For American readers, there is a familiar analogue in the way countries use film festivals, museum partnerships or language institutes to deepen awareness beyond commercial hits. The difference with South Korea is the extraordinary momentum provided by K-pop and Korean television over the past decade. Those industries create demand; institutions help shape what comes next. In Naples, what came next was not only applause for a performance but a space where fans could learn, move, play and connect.

That, ultimately, is why this event deserves more attention than a routine overseas culture item. It captures the current state of the Korean Wave with unusual clarity. K-pop is still a music phenomenon, but it is no longer just a music phenomenon. It is a social practice, a fandom infrastructure, a performance language and a gateway to a broader national culture. In Naples, on a Comic-Con stage and in a plaza outside it, that entire ecosystem came into view.

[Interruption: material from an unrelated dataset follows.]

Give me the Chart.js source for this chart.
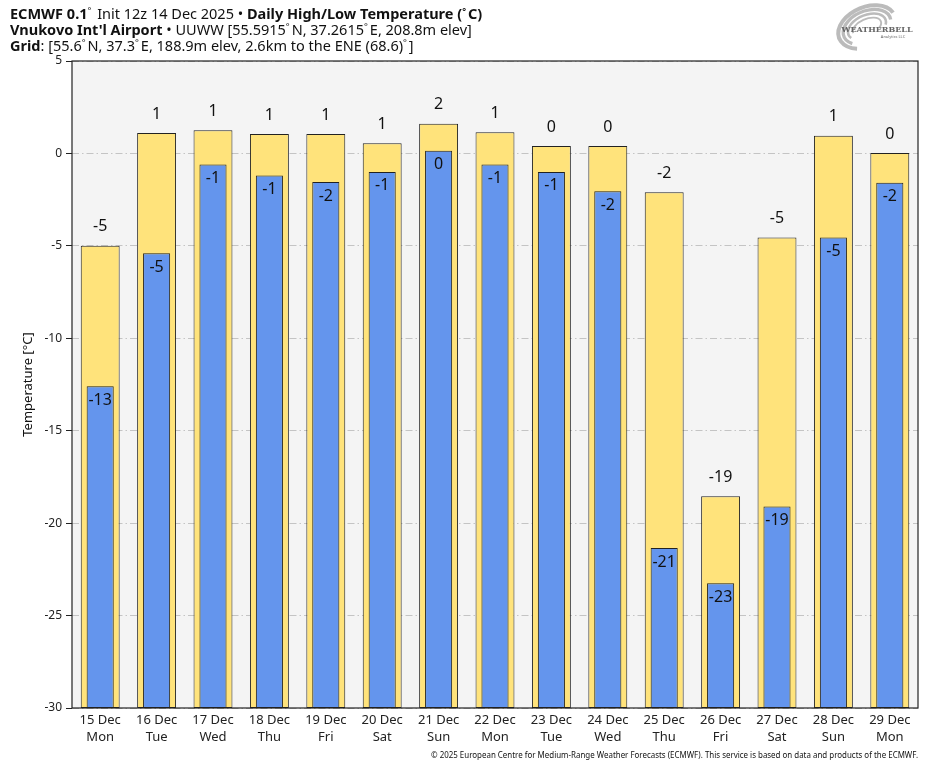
<!DOCTYPE html>
<html>
<head>
<meta charset="utf-8">
<script src="https://cdn.jsdelivr.net/npm/chart.js@4.4.1/dist/chart.umd.min.js"></script>
<style>
html,body{margin:0;padding:0;background:#fff;}
#wrap{width:935px;height:768px;position:relative;}
</style>
</head>
<body>
<div id="wrap"><canvas id="c" width="935" height="768"></canvas></div>
<script>
const dates = ["15 Dec","16 Dec","17 Dec","18 Dec","19 Dec","20 Dec","21 Dec","22 Dec","23 Dec","24 Dec","25 Dec","26 Dec","27 Dec","28 Dec","29 Dec"];
const weekdays = ["Mon","Tue","Wed","Thu","Fri","Sat","Sun","Mon","Tue","Wed","Thu","Fri","Sat","Sun","Mon"];
const highs = [-5.0, 1.1, 1.25, 1.05, 1.05, 0.55, 1.6, 1.15, 0.4, 0.4, -2.1, -18.55, -4.55, 0.95, 0.02];
const lows = [-12.6, -5.4, -0.6, -1.2, -1.55, -1.0, 0.15, -0.6, -1.0, -2.05, -21.35, -23.25, -19.1, -4.55, -1.58];
const yMin = -30, yMax = 5, yStep = 5;

const FONT = "'Noto Sans', 'Open Sans', sans-serif";

const bgPlugin = {
  id: 'bg',
  beforeDraw(chart) {
    const {ctx, chartArea: a} = chart;
    ctx.save();
    ctx.fillStyle = '#f4f4f4';
    ctx.fillRect(a.left, a.top, a.right - a.left, a.bottom - a.top);
    ctx.restore();
  },
  afterDraw(chart) {
    const {ctx, chartArea: a} = chart;
    ctx.save();
    ctx.strokeStyle = '#222';
    ctx.lineWidth = 1.2;
    ctx.strokeRect(a.left, a.top, a.right - a.left, a.bottom - a.top);
    ctx.restore();

    // titles
    const lines = [
      [["ECMWF 0.1", true], ["°", false, true], [" Init 12z 14 Dec 2025 • ", false], ["Daily High/Low Temperature (", true], ["°", true, true], ["C)", true]],
      [["Vnukovo Int'l Airport", true], [" • UUWW [55.5915", false], ["°", false, true], ["N, 37.2615", false], ["°", false, true], ["E, 208.8m elev]", false]],
      [["Grid", true], [": [55.6", false], ["°", false, true], ["N, 37.3", false], ["°", false, true], ["E, 188.9m elev, 2.6km to the ENE (68.6)", false], ["°", false, true], ["]", false]]
    ];
    const ys = [19, 35, 51];
    ctx.save();
    ctx.fillStyle = '#111';
    ctx.textBaseline = 'alphabetic';
    lines.forEach((ln, i) => {
      let x = 10;
      ln.forEach(([t, b, sup]) => {
        const sz = sup ? 9 : 14.5;
        ctx.font = (b ? '700 ' : '400 ') + sz + 'px ' + FONT;
        ctx.fillText(t, x, ys[i] - (sup ? 5 : 0));
        x += ctx.measureText(t).width + (sup ? 2 : 0);
      });
    });
    ctx.restore();

    // footer
    ctx.save();
    ctx.font = '400 8px ' + FONT;
    ctx.fillStyle = '#111';
    const ft = "© 2025 European Centre for Medium-Range Weather Forecasts (ECMWF). This service is based on data and products of the ECMWF.";
    const w = ctx.measureText(ft).width;
    const target = 487;
    ctx.translate(918, 758);
    ctx.scale(target / w, 1);
    ctx.textAlign = 'right';
    ctx.fillText(ft, 0, 0);
    ctx.restore();

    // logo
    ctx.save();
    ctx.translate(873, 27);
    ctx.strokeStyle = 'rgba(170,170,170,0.8)';
    for (let k = 0; k < 4; k++) {
      ctx.lineWidth = 4 - k * 0.7;
      ctx.beginPath();
      ctx.ellipse(-6, 0, 30 - k * 5, 20 - k * 4, -0.4, Math.PI * 0.7 + k * 0.3, Math.PI * 1.95 + k * 0.3);
      ctx.stroke();
    }
    ctx.fillStyle = '#666';
    ctx.font = '700 8px "DejaVu Serif", serif';
    ctx.textAlign = 'center';
    ctx.fillText('WEATHERBELL', 4, 5);
    ctx.font = '400 4px ' + FONT;
    ctx.fillText('Analytics LLC', 20, 11);
    ctx.restore();
  }
};

const labelPlugin = {
  id: 'vals',
  afterDatasetsDraw(chart) {
    const {ctx} = chart;
    const ys = chart.scales.y;
    ctx.save();
    ctx.font = '400 16px ' + FONT;
    ctx.fillStyle = '#111';
    ctx.textAlign = 'center';
    const mh = chart.getDatasetMeta(1);
    mh.data.forEach((bar, i) => {
      const v = Math.round(highs[i]);
      ctx.textBaseline = 'bottom';
      ctx.fillText(String(v === 0 ? 0 : v), bar.x, ys.getPixelForValue(highs[i]) - 11);
    });
    const ml = chart.getDatasetMeta(0);
    ml.data.forEach((bar, i) => {
      const v = Math.round(lows[i]);
      ctx.textBaseline = 'top';
      ctx.fillText(String(v === 0 ? 0 : v), bar.x, ys.getPixelForValue(lows[i]) + 6);
    });
    ctx.restore();
  }
};

new Chart(document.getElementById('c'), {
  type: 'bar',
  data: {
    labels: dates.map((d, i) => [d, weekdays[i]]),
    datasets: [
      {
        label: 'Low',
        data: lows.map(v => [yMin, v]),
        backgroundColor: '#6495ed',
        borderColor: '#222',
        borderWidth: 1,
        borderSkipped: false,
        grouped: false,
        barPercentage: 0.48,
        categoryPercentage: 1,
        order: 1
      },
      {
        label: 'High',
        data: highs.map(v => [yMin, v]),
        backgroundColor: '#ffe37b',
        borderColor: '#222',
        borderWidth: 1,
        borderSkipped: false,
        grouped: false,
        barPercentage: 0.69,
        categoryPercentage: 1,
        order: 2
      }
    ]
  },
  options: {
    responsive: false,
    animation: false,
    devicePixelRatio: 1,
    layout: {padding: {top: 61, right: 17, left: 20, bottom: 0}},
    plugins: {legend: {display: false}, tooltip: {enabled: false}, title: {display: false}},
    scales: {
      x: {
        grid: {display: false},
        border: {display: false},
        ticks: {font: {family: FONT, size: 13, lineHeight: 1.3}, color: '#222', padding: -4, maxRotation: 0},
        afterFit(s) { s.height = 60; }
      },
      y: {
        min: yMin, max: yMax,
        ticks: {stepSize: yStep, font: {family: FONT, size: 12}, color: '#222', padding: 4},
        grid: {color: '#c4c4c4', lineWidth: 1, tickColor: '#222', tickLength: 6, tickBorderDash: [], drawOnChartArea: true},
        border: {display: false, dash: [7, 3, 1.5, 3]},
        title: {display: true, text: 'Temperature [°C]', font: {family: FONT, size: 13}, color: '#111', padding: {top: 0, bottom: 0}},
        afterFit(s) { s.width = 52; }
      }
    }
  },
  plugins: [bgPlugin, labelPlugin]
});
</script>
</body>
</html>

The significance lies not in the number 140 alone, though turnout matters. It lies in what those people were doing. They were not merely watching Korea from afar. They were stepping into a Korean cultural experience together, in Italy, through dance and play. In an era when so much culture is flattened into algorithmic recommendation and solo scrolling, that kind of embodied, collective exchange may be one of the strongest signs that the Korean Wave still has room to grow.